Image source: Twitter
The recent announcement of a $100m war chest for EOS projects caught the crypto community by surprise, not least due to an otherwise gloomy picture in the markets following the collapse of FTX.
Just two days after FTX and Alameda Research filed for Chapter 11 bankruptcy, EOS Network Foundation (ENF) CEO Yves La Rose took to Twitter to let the cat out of the bag, promising that the $100m ecosystem fund would be ring-fenced for investment in purely EOS projects.
With the dust having settled on that announcement, how will this significant capital investment position EOS in 2023? Particularly given the increasing competitiveness of the space, as new blockchains like Sui, Aptos and Midnight vow to take the fight to OG networks like Ethereum, Cardano and EOS itself.
Funding From Within
According to La Rose, the goal of launching the ecosystem fund is to make EOS the number one choice for web2 businesses transitioning into web3, and for developers keen to launch new projects.
Interestingly, the ENF founder also suggested that the $100m was merely starter capital, noting that the Foundation expects “to grow the size of the fund significantly as we continue to foster positive relationships with crypto VCs.”
The fund will be exclusively managed by a newly-created VC, EOS Network Ventures (ENV), a long-mooted pillar of the ecosystem first cited in an ENF report at the turn of the year. In accordance with this community-centric approach, the capital was tabled as a multi-signature proposal on-chain, with a majority of EOS Block Producers green lighting the move.
So, what can we expect from the fund? Since the announcement was made, we have gained a better understanding about how the capital will be deployed. In a detailed FAQ, ENV explained that it aims to attract capital investment and deploy that capital for the benefit of EOS as a whole; projects it is specifically seeking to target include those related to blockchain gaming (GameFi), the metaverse, eSports, NFTs, and fintech/DeFi.
The FAQ also clarified that both the EOS Network Foundation and EOS Network Ventures will operate as independent entities, following distinct but complementary mandates to serve the EOS blockchain. An essential component of the fund will be a buyback-and-burn program, intended to drive value back to holders of EOS’ eponymous digital asset.
“One problem we’ve seen all too often in the crypto community is a misalignment of incentives between VCs and the community,” says La Rose. “What makes EOS Network Ventures unique is that their incentives are aligned with the EOS community. As a result, ENV has a vested interest in helping the EOS ecosystem.”

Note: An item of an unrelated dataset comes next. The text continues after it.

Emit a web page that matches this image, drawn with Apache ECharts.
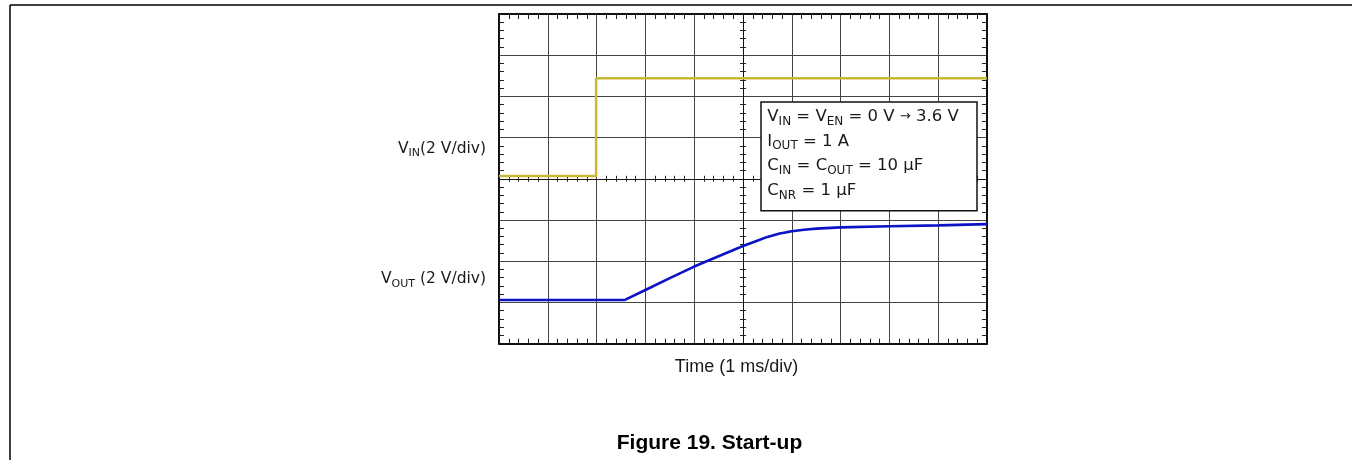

As to the personnel tasked with vetting and backing web3 projects, that is yet to be decided. In the aforementioned FAQ, it is stated that the EOS-focused VC has not yet been formalized, with the early priority being approval of the fund itself. In the coming months, the EOS Network Foundation will recruit experienced financiers to manage the fund, with existing EOS Fund Management (EFM) multisig members acting as both custodians of the treasury and limited partners in the VC.
A Watershed Moment
However you slice it, this fund is a major statement of intent from EOS and a necessary step if the network hopes to grow and succeed. As La Rose says, making $100m available for projects in light of current market conditions is great news for the smart contract platform first launched in 2017.
2022 has been a banner year for VC investment in blockchain, and other networks have unveiled similar war chests over the past 12 months; most notably the NEAR Foundation’s $100m fund announced in September. The key, of course, will be for EOS Network Ventures to back the right horses, winning web3 protocols that drive people to EOS instead of its countless competitors.